The lyrics, accompanied by loud laughter and applause, include lines as such as “So I grabbed her little sister and pulled her in front of me. As the bullets began to fly, the blood sprayed from between her eyes, and then I laughed maniacally. Then I hid behind the TV, and I locked and loaded my M-16, and I blew those little fuckers to eternity. And I said Dirka Dirka Mohammed Jihad, Sherpa Sherpa Bak Allah, they should have known they were fucking with a Marine.”

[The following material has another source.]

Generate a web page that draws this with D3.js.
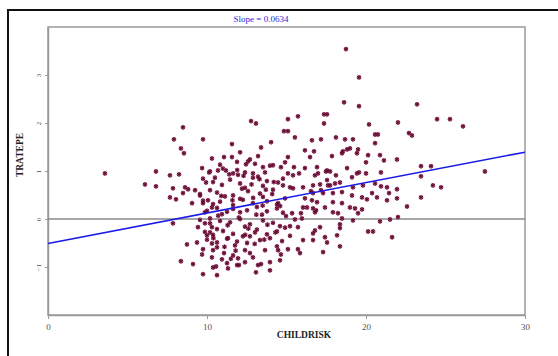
<!DOCTYPE html>
<html>
<head>
<meta charset="utf-8">
<script src="https://cdn.jsdelivr.net/npm/d3@7"></script>
<style>
  body { margin: 0; background: #fff; }
  svg { display: block; }
</style>
</head>
<body>
<svg id="chart" width="558" height="356"></svg>
<script>
// CHILDRISK values
const CHILDRISK = [
  3.58, 6.10, 6.79, 6.79, 7.67, 8.24, 8.49, 7.92, 9.75, 8.36, 8.55, 10.31, 7.86, 7.67, 8.05, 8.49, 8.62, 8.81, 9.25, 9.69,
  10.13, 9.94, 9.06, 9.56, 9.75, 10.06, 10.31, 9.87, 7.86, 9.43, 10.19, 9.87, 10.19, 10.00, 10.31, 8.74, 9.37, 9.75, 9.69, 10.31,
  8.36, 9.12, 9.75, 10.38, 10.63, 10.57, 11.32, 11.26, 11.89, 12.01, 13.08, 13.21, 13.40, 12.89, 10.31, 10.94, 10.38, 11.07, 11.64, 12.39,
  13.65, 14.40, 14.47, 12.77, 13.08, 15.09, 15.72, 14.84, 15.09, 15.53, 14.03, 13.40, 11.57, 12.08, 11.07, 11.57, 12.70, 13.21, 15.09, 12.58,
  12.45, 10.19, 10.69, 11.19, 11.64, 12.39, 12.89, 13.52, 13.65, 14.15, 18.74, 19.56, 18.62, 19.56, 23.21, 17.36, 17.55, 17.36, 20.19, 22.01,
  24.47, 25.28, 26.10, 20.57, 20.75, 22.70, 22.89, 20.57, 16.60, 17.17, 18.11, 18.68, 19.18, 16.16, 16.73, 16.48, 17.86, 18.55, 18.81, 18.99,
  18.49, 19.50, 19.43, 20.13, 20.88, 20.00, 21.13, 21.95, 14.65, 15.47, 16.16, 16.92, 15.09, 15.79, 16.98, 17.48, 17.74, 18.11, 18.81, 19.43,
  19.56, 20.00, 20.94, 23.46, 24.09, 23.46, 27.48, 19.12, 16.79, 17.55, 17.61, 16.67, 16.04, 18.05, 18.36, 19.18, 19.81, 20.57, 20.38, 19.75,
  19.12, 18.49, 17.92, 17.30, 16.67, 16.16, 16.60, 16.92, 17.92, 18.49, 20.06, 20.69, 16.04, 16.29, 16.67, 16.79, 17.42, 17.92, 18.24, 18.99,
  19.31, 19.75, 19.50, 18.49, 19.18, 20.88, 15.97, 20.13, 20.44, 18.36, 18.36, 17.11, 16.79, 16.67, 16.04, 16.67, 17.42, 17.55, 18.18, 17.30,
  18.36, 15.85, 15.72, 15.09, 14.72, 14.65, 15.22, 15.72, 14.59, 24.21, 24.72, 23.46, 22.58, 21.32, 21.95, 21.45, 21.32, 21.95, 22.01, 21.51,
  21.64, 20.94, 17.55, 14.78, 15.41, 16.54, 17.17, 17.74, 17.11, 16.86, 15.91, 15.35, 14.97, 15.53, 14.47,
  9.75, 10.38, 11.45, 12.08, 12.89, 13.77, 14.47,
  9.56, 10.19, 10.63, 11.64, 12.58, 13.33, 14.15,
  9.75, 10.38, 10.82, 11.64, 12.26, 12.89, 13.77, 14.40,
  10.00, 10.63, 11.26, 11.64, 12.52, 13.14, 13.77, 14.40,
  9.56, 10.19, 10.82, 11.45, 12.08, 12.70, 13.52, 14.15,
  9.87, 10.38, 11.01, 11.64, 12.26, 13.02, 13.77, 14.40,
  10.00, 10.63, 11.26, 11.89, 12.52, 13.33,
  10.63, 11.76, 11.32,
  10.82, 11.89, 13.02, 13.96, 14.91,
  10.50, 11.95, 13.21, 14.78, 15.41,
  10.94, 12.39, 13.52, 15.22,
  11.13, 12.08, 13.52, 14.91,
  10.94, 12.08, 13.46, 14.78,
  10.63, 12.39, 13.14, 14.91,
  12.70, 13.96, 15.22,
  12.39, 13.96,
  11.95, 14.59, 13.96,
  11.0, 11.4, 11.9, 12.3, 12.8, 13.3, 13.7, 14.2, 10.9, 11.6, 12.2, 12.9, 13.5, 14.1, 10.7,
  11.3, 12.0, 12.6, 13.1, 13.8, 14.6, 11.1, 11.8, 12.4, 13.0, 13.6, 10.4, 11.5, 12.7, 14.3
];

// TRATEPE values, same order as CHILDRISK
const TRATEPE = [
  0.95, 0.72, 0.99, 0.68, 0.91, 0.93, 1.91, 1.66, 1.66, 1.47, 1.37, 1.26, 0.64, 0.45, 0.41, 0.54, 0.66, 0.62, 0.60, 1.06,
  0.97, 0.76, 0.33, 0.49, 0.33, 0.39, 0.24, 0.14, -0.09, -0.17, 0.01, -0.09, -0.28, -0.34, -0.17, -0.53, -0.49, -0.63, -0.74, -0.51,
  -0.88, -0.94, -1.15, -1.01, -1.17, -0.99, -1.03, -0.92, -0.96, -0.96, -1.11, -0.96, -0.94, -0.80, -0.80, -0.84, -0.65, -0.71, -0.76, -0.65,
  -0.65, -0.57, -0.65, 2.04, 1.99, 2.08, 2.14, 1.83, 1.83, 1.70, 1.60, 1.49, 1.56, 1.39, 1.29, 1.29, 1.24, 1.31, 1.29, 1.20,
  1.14, 0.99, 1.01, 1.01, 0.95, 0.97, 0.95, 1.08, 0.97, 1.12, 3.54, 2.95, 2.43, 2.35, 2.39, 2.18, 2.18, 1.99, 1.97, 2.01,
  2.08, 2.08, 1.93, 1.76, 1.76, 1.79, 1.74, 1.58, 1.64, 1.66, 1.70, 1.66, 1.66, 1.43, 1.41, 1.29, 1.31, 1.41, 1.45, 1.47,
  1.37, 1.45, 1.37, 1.33, 1.33, 1.18, 1.22, 1.24, 1.08, 1.08, 1.06, 1.08, 0.95, 0.95, 0.95, 0.99, 0.99, 0.91, 1.06, 0.95,
  0.97, 0.95, 0.97, 1.10, 1.10, 0.89, 0.99, 0.87, 0.91, 0.81, 0.70, 0.70, 0.66, 0.74, 0.76, 0.66, 0.70, 0.74, 0.54, 0.45,
  0.49, 0.56, 0.54, 0.54, 0.54, 0.43, 0.39, 0.35, 0.35, 0.33, 0.41, 0.45, 0.24, 0.24, 0.22, 0.14, 0.24, 0.14, 0.12, 0.24,
  0.22, 0.20, 0.12, 0.01, -0.03, -0.05, 0.01, -0.26, -0.26, -0.11, -0.19, -0.17, -0.24, -0.30, -0.44, -0.44, -0.38, -0.49, -0.34, -0.69,
  -0.57, -0.71, -0.63, -0.63, -0.46, -0.74, -0.15, -0.17, -0.15, 0.70, 0.66, 0.45, 0.26, 0.66, 0.62, 0.54, 0.39, 0.43, 0.04, -0.01,
  -0.38, 0.68, 1.01, 0.70, 0.64, 0.58, 0.60, 0.70, 0.72, 0.18, 0.12, 0.12, 0.06, -0.01, 0.33,
  0.84, 0.77, 0.82, 0.74, 0.86, 0.79, 0.76,
  0.52, 0.60, 0.55, 0.49, 0.58, 0.53, 0.61,
  0.38, 0.31, 0.36, 0.29, 0.40, 0.33, 0.37, 0.30,
  0.17, 0.23, 0.15, 0.21, 0.18, 0.25, 0.16, 0.22,
  -0.02, -0.09, -0.04, -0.07, 0.00, -0.11, -0.03, -0.08,
  -0.27, -0.33, -0.25, -0.31, -0.36, -0.28, -0.32, -0.26,
  -0.43, -0.49, -0.41, -0.47, -0.50, -0.44,
  -0.59, -0.55, -0.40,
  1.13, 1.19, 1.15, 1.11, 1.18,
  0.86, 0.92, 0.88, 0.84, 0.91,
  0.71, 0.65, 0.69, 0.66,
  0.47, 0.42, 0.46, 0.43,
  0.10, 0.14, 0.09, 0.13,
  -0.21, -0.16, -0.22, -0.18,
  -0.36, -0.40, -0.35,
  -0.90, -0.90,
  -0.82, -0.86, -1.07,
  1.05, 0.93, 1.02, 0.90, 0.72, 0.83, 0.61, 0.77, 0.48, 0.39, 0.63, 0.44, 0.28, 0.52, 0.07,
  -0.13, 0.03, -0.20, 0.09, -0.12, 0.27, -0.58, -0.66, -0.33, -0.52, -0.43, -0.40, -0.83, -0.71, -0.28
];

// fitted line
const INTERCEPT = -0.51;
const SLOPE = 0.0634;
const LINE_X = [0, 30];

const X_TICKS = [0, 10, 20, 30];
const Y_TICKS = [-1, 0, 1, 2, 3];

const TITLE = "Slope = 0.0634";
const X_LABEL = "CHILDRISK";
const Y_LABEL = "TRATEPE";

function drawChart() {
  const svg = d3.select("#chart");

  const left = 48, right = 525, top = 27, bottom = 315;

  const xScale = d3.scaleLinear().domain([0, 30]).range([left, right]);
  const yScale = d3.scaleLinear().domain([-2, 4]).range([bottom, top]);

  // outer frame (only top and left edges are inside the picture)
  svg.append("rect")
    .attr("x", 8).attr("y", 10)
    .attr("width", 620).attr("height", 400)
    .attr("fill", "none")
    .attr("stroke", "#111")
    .attr("stroke-width", 2);

  // plot box
  svg.append("rect")
    .attr("x", left).attr("y", top)
    .attr("width", right - left).attr("height", bottom - top)
    .attr("fill", "none")
    .attr("stroke", "#9a9a9a")
    .attr("stroke-width", 1.5);

  // x axis
  const xAxis = svg.append("g")
    .attr("transform", `translate(0, ${bottom})`)
    .call(d3.axisBottom(xScale).tickValues(X_TICKS).tickFormat(d3.format("d")).tickSize(4).tickSizeOuter(0));
  xAxis.select(".domain").attr("stroke", "#9a9a9a").attr("stroke-width", 1.5);
  xAxis.selectAll(".tick line").attr("stroke", "#9a9a9a");
  xAxis.selectAll(".tick text")
    .attr("font-family", "'Liberation Serif', serif")
    .attr("font-size", 9)
    .attr("fill", "#555")
    .attr("dy", "0.9em");

  // y axis, labels turned sideways
  const yAxis = svg.append("g")
    .attr("transform", `translate(${left}, 0)`)
    .call(d3.axisLeft(yScale).tickValues(Y_TICKS).tickFormat(d3.format("d")).tickSize(3).tickSizeOuter(0));
  yAxis.select(".domain").attr("stroke", "#9a9a9a").attr("stroke-width", 1.5);
  yAxis.selectAll(".tick line").attr("stroke", "#9a9a9a");
  yAxis.selectAll(".tick text")
    .attr("font-family", "'Liberation Serif', serif")
    .attr("font-size", 7)
    .attr("fill", "#555")
    .attr("x", null).attr("dy", null)
    .attr("text-anchor", "middle")
    .attr("transform", "translate(-7, 0) rotate(-90)");

  // zero line
  svg.append("line")
    .attr("x1", left).attr("x2", right)
    .attr("y1", yScale(0)).attr("y2", yScale(0))
    .attr("stroke", "#8a8a8a")
    .attr("stroke-width", 1.3);

  // points
  const points = CHILDRISK.map((x, i) => ({x: x, y: TRATEPE[i]}));
  const dots = svg.append("g");
  dots.selectAll("circle")
    .data(points)
    .enter()
    .append("circle")
    .attr("cx", (d) => xScale(d.x))
    .attr("cy", (d) => yScale(d.y))
    .attr("r", 2.4)
    .attr("fill", "#a8476f")
    .attr("fill-opacity", 0.85);
  dots.selectAll("path")
    .data(points)
    .enter()
    .append("path")
    .attr("d", d3.symbol(d3.symbolAsterisk, 14))
    .attr("transform", (d) => `translate(${xScale(d.x)}, ${yScale(d.y)})`)
    .attr("stroke", "#5c0a30")
    .attr("stroke-width", 1)
    .attr("fill", "none");

  // regression line
  svg.append("line")
    .attr("x1", xScale(LINE_X[0])).attr("y1", yScale(INTERCEPT + SLOPE * LINE_X[0]))
    .attr("x2", xScale(LINE_X[1])).attr("y2", yScale(INTERCEPT + SLOPE * LINE_X[1]))
    .attr("stroke", "#1a1ae6")
    .attr("stroke-width", 1.6);

  // title
  svg.append("text")
    .attr("x", 261).attr("y", 22)
    .attr("text-anchor", "middle")
    .attr("font-family", "'Liberation Serif', serif")
    .attr("font-size", 9)
    .attr("fill", "#2a2ad8")
    .text(TITLE);

  // axis titles
  svg.append("text")
    .attr("x", 304).attr("y", 338)
    .attr("text-anchor", "middle")
    .attr("font-family", "'Liberation Serif', serif")
    .attr("font-weight", "bold")
    .attr("font-size", 9.5)
    .attr("fill", "#222")
    .text(X_LABEL);

  svg.append("text")
    .attr("transform", "translate(23, 155) rotate(-90)")
    .attr("text-anchor", "middle")
    .attr("font-family", "'Liberation Serif', serif")
    .attr("font-weight", "bold")
    .attr("font-size", 9.5)
    .attr("fill", "#222")
    .text(Y_LABEL);
}

drawChart();
</script>
</body>
</html>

A two-week investigation held by the U.S. army ended with no punishment for Corporal Belile. Furthermore, according to the spokesperson for the Mike Church Show, Mike Church is planning to record and release “Hadji Girl” and give royalties to Belile. The right-wing presenter will sing and release the song on air this week.

But even if you believe that the case of Abir is a rare exception, it is still a major scandal in Iraq. Issues relating to honor are even more sensitive for the Iraqi public and government than the ongoing daily civilian murders. The first Iraqi governmental reaction came when an Iraqi female member of Parliament asked for an urgent session for which Prime Minister Al-Maliki was called back home to attend.

The Iraqi Parliament described the rape as a crime against “the honor of all Iraqis.” As a result, Al-Maliki asked for a review of the laws put in place by U.S. Ambassador Paul Bremer, giving foreign troops immunity from prosecution in Iraq.

This seems to be an Iraqi public demand. Iraqi tribal leaders had a number of meetings across the country last week on the anniversary of “Thawrat Al-Eshrin,” the 1920 revolution against the British occupation. The largest meeting was that of the mostly Shia Middle Euphrates Tribes. During this meeting, they threatened to initiate a full-scale revolution against the occupation, similar to what had happened in 1920, unless the U.S. army hands over to them all soldiers accused of raping the “Al-Mahmudiyah Virgin,” as she is now known.

The uproar created in the wake of the death of Abir is but the culmination of over three years of pent-up frustration and rage the Iraqi people feel. It will only end with the withdrawal of U.S. troops from Iraq. What is happening in Iraq is a rape of a nation, not just a rape of a 14-year-old girl, and it has to be stopped as soon as possible.